Figure scripts:
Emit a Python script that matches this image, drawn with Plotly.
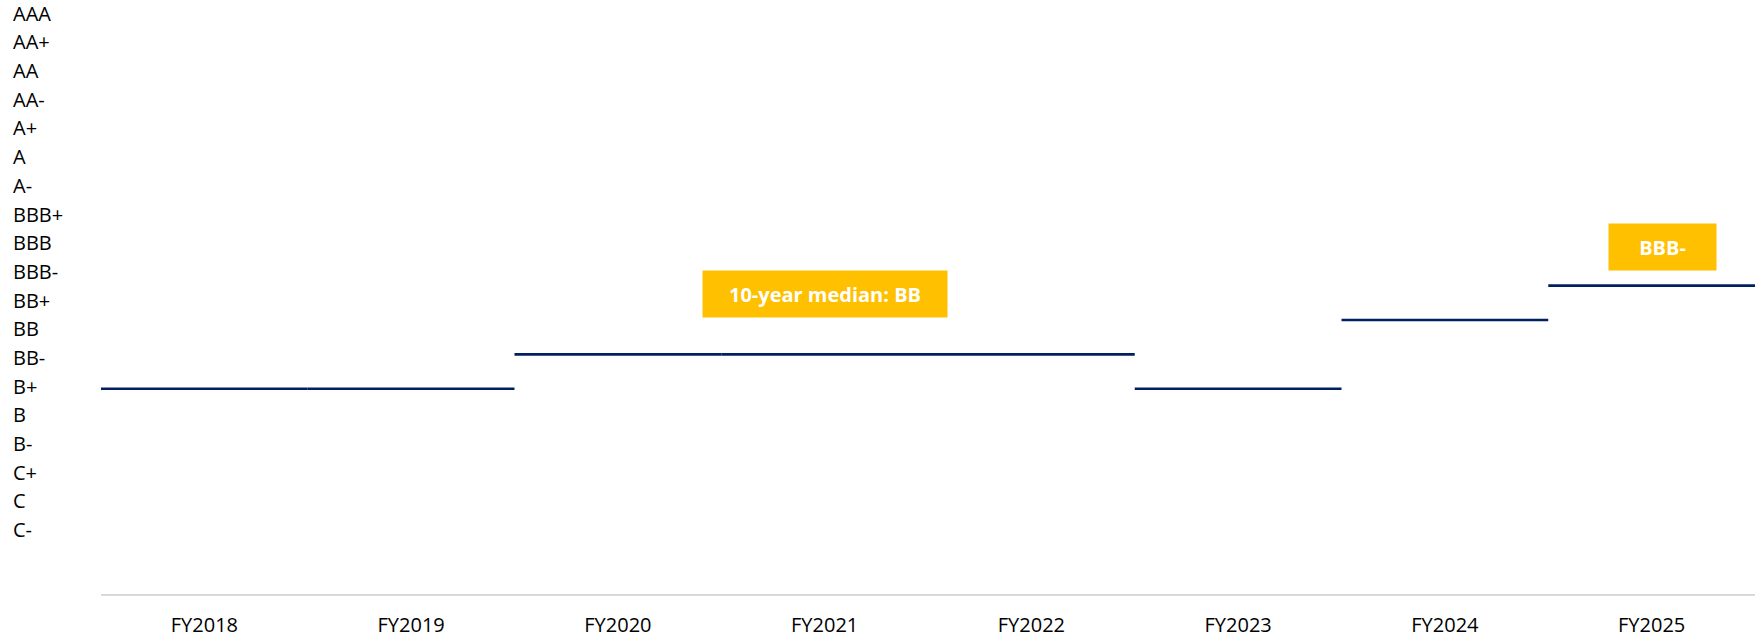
import plotly.graph_objects as go

# Rating scale, lowest to highest
ratings = ["C-", "C", "C+", "B-", "B", "B+", "BB-", "BB", "BB+",
           "BBB-", "BBB", "BBB+", "A-", "A", "A+", "AA-", "AA", "AA+", "AAA"]

years = ["FY2018", "FY2019", "FY2020", "FY2021", "FY2022",
         "FY2023", "FY2024", "FY2025"]
year_ratings = ["BB-", "BB-", "BB", "BB", "BB", "BB-", "BB+", "BBB-"]

median_rating = "BB"
median_label = f"10-year median: {median_rating}"
median_year = "FY2021"
latest_year = years[-1]
latest_rating = year_ratings[-1]

LINE_COLOR = "#002060"
BOX_COLOR = "#FFC000"
FONT = "Open Sans"

W, H = 1758, 640
ML, MR, MT, MB = 0, 3, 0, 46
plot_w = W - ML - MR

rank = {r: i for i, r in enumerate(ratings)}

# one flat segment per fiscal year, spanning the full category width
seg_x, seg_y = [], []
for i, r in enumerate(year_ratings):
    v = rank[r]
    seg_x += [i - 0.5, i + 0.5, None]
    seg_y += [v, v, None]

fig = go.Figure()
fig.add_trace(go.Scatter(
    x=seg_x, y=seg_y, mode="lines",
    line=dict(color=LINE_COLOR, width=2.6),
    hoverinfo="skip", showlegend=False, yaxis="y",
))

# invisible trace so the rating-label axis renders
fig.add_trace(go.Scatter(
    x=[None], y=[None], mode="markers", yaxis="y2",
    showlegend=False, hoverinfo="skip",
))

fig.add_annotation(
    x=years.index(median_year), y=rank[median_rating],
    xref="x", yref="y", text=f"<b>{median_label}</b>",
    showarrow=False, xanchor="center", yanchor="bottom",
    yshift=36, width=244, height=46, borderpad=0,
    bgcolor=BOX_COLOR, font=dict(family=FONT, size=20, color="white"),
)
fig.add_annotation(
    x=years.index(latest_year), y=rank[latest_rating],
    xref="x", yref="y", text=f"<b>{latest_rating}</b>",
    showarrow=False, xanchor="center", yanchor="bottom",
    xshift=11, yshift=15, width=107, height=46, borderpad=0,
    bgcolor=BOX_COLOR, font=dict(family=FONT, size=20, color="white"),
)

fig.update_layout(
    width=W, height=H,
    margin=dict(l=ML, r=MR, t=MT, b=MB, autoexpand=False),
    paper_bgcolor="white", plot_bgcolor="white",
    font=dict(family=FONT, size=20, color="#000000"),
    xaxis=dict(
        domain=[101 / plot_w, 1],
        range=[-0.5, len(years) - 0.5],
        tickmode="array", tickvals=list(range(len(years))), ticktext=years,
        showgrid=False, zeroline=False,
        showline=True, linecolor="#D9D9D9", linewidth=2,
        ticks="", ticklabelstandoff=12,
        tickfont=dict(family=FONT, size=20, color="#000000"),
        fixedrange=True,
    ),
    yaxis=dict(
        range=[0.02, 17.32], visible=False, fixedrange=True,
    ),
    yaxis2=dict(
        overlaying="y", anchor="free", position=0, side="left",
        range=[-2.23, 18.48],
        tickmode="array", tickvals=list(range(len(ratings))), ticktext=ratings,
        ticklabelposition="inside", ticklabelstandoff=9,
        ticklabeloverflow="allow",
        showgrid=False, zeroline=False, showline=False, ticks="",
        tickfont=dict(family=FONT, size=20, color="#000000"),
        fixedrange=True,
    ),
)

fig.write_html("out.html")
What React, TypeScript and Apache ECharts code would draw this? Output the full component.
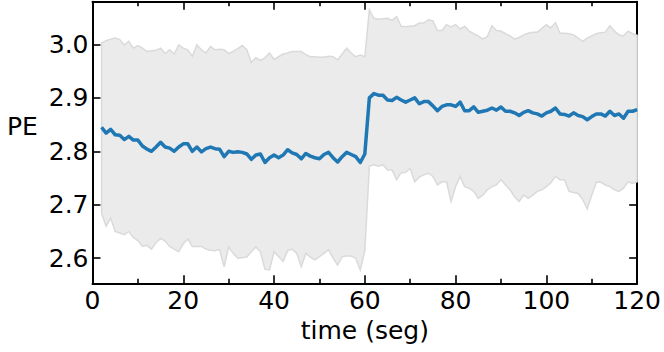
import React, { useEffect, useRef } from "react";
import * as echarts from "echarts";

// time axis (seg)
const times: number[] = Array.from({ length: 119 }, (_, i) => i + 2);

// mean PE per time step (t = 2..120)
const meanPE: number[] = [
  2.845, 2.834, 2.841, 2.831, 2.830, 2.822, 2.828, 2.821, 2.821, 2.810,
  2.804, 2.800, 2.808, 2.817, 2.808, 2.806, 2.800, 2.808, 2.814, 2.814,
  2.800, 2.808, 2.799, 2.805, 2.808, 2.805, 2.804, 2.790, 2.800, 2.798,
  2.799, 2.798, 2.795, 2.785, 2.793, 2.795, 2.779, 2.788, 2.793, 2.788,
  2.793, 2.803, 2.797, 2.794, 2.786, 2.796, 2.791, 2.788, 2.786, 2.794,
  2.798, 2.788, 2.780, 2.790, 2.798, 2.794, 2.790, 2.779, 2.795, 2.900,
  2.908, 2.905, 2.905, 2.896, 2.895, 2.901, 2.896, 2.892, 2.896, 2.900,
  2.889, 2.893, 2.893, 2.885, 2.876, 2.884, 2.887, 2.887, 2.884, 2.892,
  2.876, 2.876, 2.883, 2.873, 2.875, 2.877, 2.881, 2.877, 2.883, 2.875,
  2.875, 2.872, 2.867, 2.873, 2.876, 2.872, 2.870, 2.866, 2.872, 2.875,
  2.881, 2.870, 2.869, 2.866, 2.872, 2.867, 2.865, 2.859, 2.865, 2.870,
  2.870, 2.866, 2.875, 2.867, 2.870, 2.862, 2.875, 2.875, 2.878,
];

// upper edge of the spread band
const upperPE: number[] = [
  3.003, 3.007, 3.010, 3.012, 3.009, 2.999, 3.006, 2.993, 2.998, 2.993,
  2.987, 2.988, 2.989, 2.993, 2.983, 2.990, 2.982, 2.999, 2.993, 2.990,
  2.978, 2.999, 2.990, 2.984, 2.996, 2.990, 2.991, 2.990, 2.983, 2.987,
  2.992, 2.998, 2.990, 2.966, 2.975, 2.970, 2.975, 2.984, 2.972, 2.977,
  2.982, 2.984, 2.987, 2.987, 2.987, 2.981, 2.977, 2.977, 2.976, 2.976,
  2.978, 2.977, 2.971, 2.982, 2.993, 2.984, 2.977, 2.980, 2.977, 3.065,
  3.049, 3.047, 3.048, 3.049, 3.045, 3.052, 3.034, 3.033, 3.034, 3.035,
  3.040, 3.040, 3.046, 3.044, 3.026, 3.026, 3.037, 3.033, 3.037, 3.029,
  3.034, 3.025, 3.020, 3.016, 3.010, 3.015, 3.035, 3.026, 3.025, 3.020,
  3.016, 3.010, 3.013, 3.018, 3.021, 3.023, 3.023, 3.030, 3.037, 3.031,
  3.041, 3.021, 3.021, 3.020, 3.018, 3.012, 3.006, 3.012, 3.016, 3.020,
  3.022, 3.023, 3.035, 3.025, 3.018, 3.016, 3.025, 3.020, 3.017,
];

// lower edge of the spread band
const lowerPE: number[] = [
  2.684, 2.660, 2.675, 2.650, 2.647, 2.644, 2.650, 2.639, 2.633, 2.622,
  2.624, 2.617, 2.629, 2.637, 2.632, 2.622, 2.617, 2.612, 2.627, 2.636,
  2.622, 2.622, 2.622, 2.617, 2.615, 2.614, 2.616, 2.584, 2.621, 2.609,
  2.600, 2.601, 2.602, 2.612, 2.621, 2.612, 2.579, 2.578, 2.612, 2.603,
  2.594, 2.614, 2.617, 2.609, 2.584, 2.609, 2.602, 2.597, 2.603, 2.609,
  2.616, 2.600, 2.587, 2.603, 2.604, 2.604, 2.600, 2.578, 2.614, 2.772,
  2.775, 2.772, 2.775, 2.765, 2.765, 2.747, 2.760, 2.761, 2.768, 2.743,
  2.752, 2.756, 2.759, 2.753, 2.737, 2.743, 2.743, 2.706, 2.734, 2.753,
  2.734, 2.731, 2.725, 2.712, 2.718, 2.728, 2.734, 2.737, 2.747, 2.737,
  2.728, 2.715, 2.706, 2.718, 2.712, 2.718, 2.725, 2.728, 2.734, 2.741,
  2.753, 2.747, 2.747, 2.725, 2.723, 2.721, 2.710, 2.692, 2.718, 2.742,
  2.742, 2.737, 2.734, 2.728, 2.725, 2.731, 2.743, 2.740, 2.743,
];

const yTicks: number[] = [2.6, 2.7, 2.8, 2.9, 3.0];

const FONT = "DejaVu Sans";

export default function App() {
  const ref = useRef<HTMLDivElement>(null);

  useEffect(() => {
    if (!ref.current) return;
    const chart = echarts.init(ref.current, null, { renderer: "svg" });

    const tickStyle = { color: "#000", width: 1.6 };
    const xCommon = {
      type: "value",
      min: 0,
      max: 120,
      interval: 20,
      axisLine: { show: true, onZero: false, lineStyle: { color: "#000", width: 2 } },
      axisTick: { show: true, inside: true, length: 8, lineStyle: tickStyle },
      minorTick: { show: true, splitNumber: 2, length: 4.5, lineStyle: tickStyle },
      splitLine: { show: false },
      minorSplitLine: { show: false },
    };
    const yCommon = {
      type: "value",
      min: 2.553,
      max: 3.08,
      axisLine: { show: true, onZero: false, lineStyle: { color: "#000", width: 2 } },
      axisTick: { show: true, inside: true, length: 8, lineStyle: tickStyle, customValues: yTicks },
      splitLine: { show: false },
    };

    const bandData = times.map((t, i) => [t, meanPE[i]]);

    chart.setOption({
      animation: false,
      grid: { left: 92.5, right: 26.7, top: 1.7, bottom: 68.7, containLabel: false },
      xAxis: [
        {
          ...xCommon,
          position: "bottom",
          name: "time (seg)",
          nameLocation: "middle",
          nameGap: 30,
          nameTextStyle: { color: "#000", fontSize: 25, fontFamily: FONT },
          axisLabel: { show: true, color: "#000", fontSize: 25, fontFamily: FONT, margin: 5 },
        },
        {
          ...xCommon,
          position: "top",
          axisLabel: { show: false },
        },
      ],
      yAxis: [
        {
          ...yCommon,
          position: "left",
          axisLabel: {
            show: true,
            color: "#000",
            fontSize: 25,
            fontFamily: FONT,
            margin: 4,
            customValues: yTicks,
            formatter: (v: number) => v.toFixed(1),
          },
        },
        {
          ...yCommon,
          position: "right",
          axisLabel: { show: false },
        },
      ],
      graphic: [
        {
          type: "text",
          left: 7,
          top: 114,
          style: { text: "PE", fill: "#000", font: `25px "${FONT}"` },
        },
      ],
      series: [
        {
          type: "custom",
          xAxisIndex: 0,
          yAxisIndex: 0,
          clip: true,
          silent: true,
          data: [bandData[0]],
          encode: { x: 0, y: 1 },
          renderItem: (params: any, api: any) => {
            const pts: number[][] = [];
            for (let i = 0; i < times.length; i++) pts.push(api.coord([times[i], upperPE[i]]));
            for (let i = times.length - 1; i >= 0; i--) pts.push(api.coord([times[i], lowerPE[i]]));
            return {
              type: "polygon",
              shape: { points: pts },
              style: { fill: "#ebebeb", stroke: "#dadada", lineWidth: 1.5 },
            };
          },
          z: 1,
        },
        {
          type: "line",
          xAxisIndex: 0,
          yAxisIndex: 0,
          data: bandData,
          showSymbol: false,
          symbol: "none",
          lineStyle: { color: "#1f77b4", width: 3.5, join: "round", cap: "butt" },
          z: 3,
        },
      ],
    });

    return () => chart.dispose();
  }, []);

  return (
    <div
      ref={ref}
      style={{ position: "fixed", left: 0, top: 0, width: 664, height: 352, background: "#fff" }}
    />
  );
}
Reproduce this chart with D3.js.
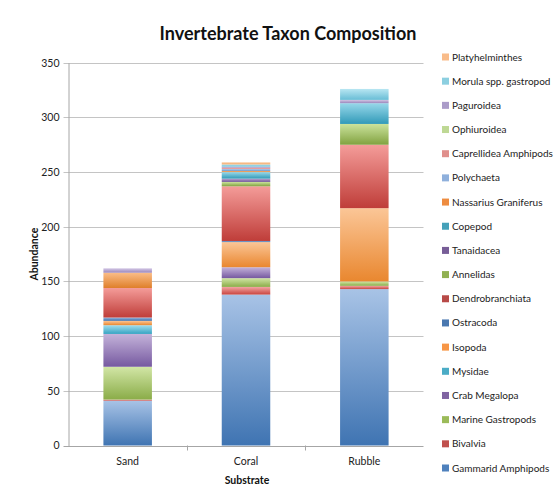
<!DOCTYPE html>
<html>
<head>
<meta charset="utf-8">
<script src="https://cdn.jsdelivr.net/npm/d3@7"></script>
<style>
  html, body { margin: 0; padding: 0; background: #fff; }
  svg { display: block; font-family: Lato, "Open Sans", sans-serif; }
</style>
</head>
<body>
<svg id="chart" width="557" height="500"></svg>
<script>
// Substrates sampled
const substrates = ["Sand", "Coral", "Rubble"];

// Taxa, in stacking order (bottom to top)
const taxa = [
  "Gammarid Amphipods", "Bivalvia", "Marine Gastropods", "Crab Megalopa",
  "Mysidae", "Isopoda", "Ostracoda", "Dendrobranchiata", "Annelidas",
  "Tanaidacea", "Copepod", "Nassarius Graniferus", "Polychaeta",
  "Caprellidea Amphipods", "Ophiuroidea", "Paguroidea",
  "Morula spp. gastropod", "Platyhelminthes"
];

// Abundance per taxon: [Sand, Coral, Rubble]
const abundance = [
  [41, 138, 143],  // Gammarid Amphipods
  [1, 7, 3],       // Bivalvia
  [30, 8, 4],      // Marine Gastropods
  [30, 10, 0],     // Crab Megalopa
  [8, 0, 0],       // Mysidae
  [4, 23, 67],     // Isopoda
  [3, 1, 0],       // Ostracoda
  [27, 50, 58],    // Dendrobranchiata
  [0, 4, 19],      // Annelidas
  [0, 3, 0],       // Tanaidacea
  [0, 6, 19],      // Copepod
  [14, 1, 0],      // Nassarius Graniferus
  [0, 2, 0],       // Polychaeta
  [0, 1, 0],       // Caprellidea Amphipods
  [0, 0, 0],       // Ophiuroidea
  [4, 1, 3],       // Paguroidea
  [0, 2, 10],      // Morula spp. gastropod
  [0, 2, 0]        // Platyhelminthes
];

const yTicks = [0, 50, 100, 150, 200, 250, 300, 350];

// Gradient stops per series: [top (light), bottom (dark)]
const palette = [
  ["#a8c3e6", "#3f74b2"], ["#f2a6a4", "#c9443f"], ["#d2e6a6", "#8aac48"],
  ["#c4b3da", "#7659a0"], ["#a2deee", "#36a3c2"], ["#fbc697", "#e9872f"],
  ["#9dbbe2", "#386aa6"], ["#f49c99", "#bf3d39"], ["#cbe39c", "#81a240"],
  ["#bba8d4", "#6e5296"], ["#98d8ea", "#319ab8"], ["#fabd88", "#df7f2a"],
  ["#b9d0ee", "#6f98cc"], ["#f6b8b6", "#dc7672"], ["#ddedbd", "#a9c77a"],
  ["#d3c7e5", "#9a86bb"], ["#b8e6f2", "#68bdd6"], ["#fcd3b0", "#f2a463"]
];
const legendSwatch = [
  "#4f81bd", "#c0504d", "#9bbb59", "#8064a2", "#4bacc6", "#f79646",
  "#4a78b0", "#b84a47", "#91b152", "#775d97", "#45a1b9", "#ee8c40",
  "#8fb0dc", "#e08f8c", "#bed894", "#ab9cc9", "#8ccfe0", "#f9bc8a"
];

const svg = d3.select("#chart");

const defs = svg.append("defs");
palette.forEach((c, i) => {
  const g = defs.append("linearGradient")
    .attr("id", "grad" + i)
    .attr("x1", 0).attr("y1", 0).attr("x2", 0).attr("y2", 1);
  g.append("stop").attr("offset", "0%").attr("stop-color", c[0]);
  g.append("stop").attr("offset", "100%").attr("stop-color", c[1]);
});

const plot = { left: 68.5, right: 423.5, top: 62.7, bottom: 445.5 };

const x = d3.scaleBand().domain(substrates).range([plot.left, plot.right]).padding(0);
const y = d3.scaleLinear().domain([0, 350]).range([plot.bottom, plot.top]);
const barW = x.bandwidth() * 0.41;

// Gridlines
svg.append("g")
  .selectAll("line")
  .data(yTicks)
  .join("line")
  .attr("x1", plot.left - 5).attr("x2", plot.right)
  .attr("y1", d => Math.round(y(d)) + 0.5).attr("y2", d => Math.round(y(d)) + 0.5)
  .attr("stroke", d => d === 0 ? "#a6a6a6" : "#c4c4c4")
  .attr("stroke-width", 1);

// Y axis labels
const yAxis = d3.axisLeft(y).tickValues(yTicks).tickSize(0).tickPadding(9);
const gy = svg.append("g").attr("transform", `translate(${plot.left},0)`).call(yAxis);
gy.select(".domain").attr("stroke", "#a6a6a6");
gy.selectAll("text").attr("font-size", 10.5).attr("fill", "#222")
  .attr("font-family", "Lato, sans-serif");

// X axis tick marks between categories
const boundaries = substrates.slice(1).map(s => x(s));
svg.append("g").selectAll("line")
  .data(boundaries)
  .join("line")
  .attr("x1", d => Math.round(d) + 0.5).attr("x2", d => Math.round(d) + 0.5)
  .attr("y1", plot.bottom).attr("y2", plot.bottom + 5)
  .attr("stroke", "#a6a6a6");

// Stacked bars
const rows = substrates.map((s, j) => {
  const r = { substrate: s };
  taxa.forEach((t, i) => { r[t] = abundance[i][j]; });
  return r;
});
const stack = d3.stack().keys(taxa)(rows);

svg.append("g").selectAll("g")
  .data(stack)
  .join("g")
  .attr("fill", (d, i) => `url(#grad${i})`)
  .selectAll("rect")
  .data(d => d.filter(p => p[1] - p[0] > 0))
  .join("rect")
  .attr("x", d => x(d.data.substrate) + (x.bandwidth() - barW) / 2)
  .attr("width", barW)
  .attr("y", d => y(d[1]))
  .attr("height", d => y(d[0]) - y(d[1]));

// X axis category labels
const xAxis = d3.axisBottom(x).tickSize(0).tickPadding(12);
const gx = svg.append("g").attr("transform", `translate(0,${plot.bottom})`).call(xAxis);
gx.select(".domain").remove();
gx.selectAll("text").attr("font-size", 10.5).attr("fill", "#222")
  .attr("font-family", "Lato, sans-serif");

// Titles
svg.append("text")
  .attr("x", 288).attr("y", 40)
  .attr("text-anchor", "middle")
  .attr("font-size", 18).attr("font-weight", "bold").attr("fill", "#111")
  .text("Invertebrate Taxon Composition");

svg.append("text")
  .attr("x", (plot.left + plot.right) / 2 + 1).attr("y", 484)
  .attr("text-anchor", "middle")
  .attr("font-size", 10.5).attr("font-weight", "bold").attr("fill", "#111")
  .text("Substrate");

svg.append("text")
  .attr("transform", `translate(38,${(plot.top + plot.bottom) / 2}) rotate(-90)`)
  .attr("text-anchor", "middle")
  .attr("font-size", 10.5).attr("font-weight", "bold").attr("fill", "#111")
  .text("Abundance");

// Legend (top entry is the last series)
const legendItems = taxa.map((t, i) => ({ name: t, i })).reverse();
const ly = d3.scalePoint().domain(legendItems.map(d => d.name)).range([57, 468]);
const lg = svg.append("g").selectAll("g")
  .data(legendItems)
  .join("g")
  .attr("transform", d => `translate(442,${ly(d.name)})`);
lg.append("rect")
  .attr("x", 0).attr("y", -3.5).attr("width", 7).attr("height", 7)
  .attr("fill", d => legendSwatch[d.i]);
lg.append("text")
  .attr("x", 10).attr("y", 0).attr("dy", "0.35em")
  .attr("font-size", 10).attr("fill", "#222")
  .text(d => d.name);
</script>
</body>
</html>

> [EXERCISE AIM]: Only the lines from the one holding "What React, TypeScript" to the one holding "const times: number[]" should be returned, both included and exactly as written, with no pictures.

> [TASK SOLUTION]:
What React, TypeScript and Apache ECharts code would draw this? Output the full component.
import React, { useEffect, useRef } from "react";
import * as echarts from "echarts";

// time axis (seg)
const times: number[] = Array.from({ length: 119 }, (_, i) => i + 2);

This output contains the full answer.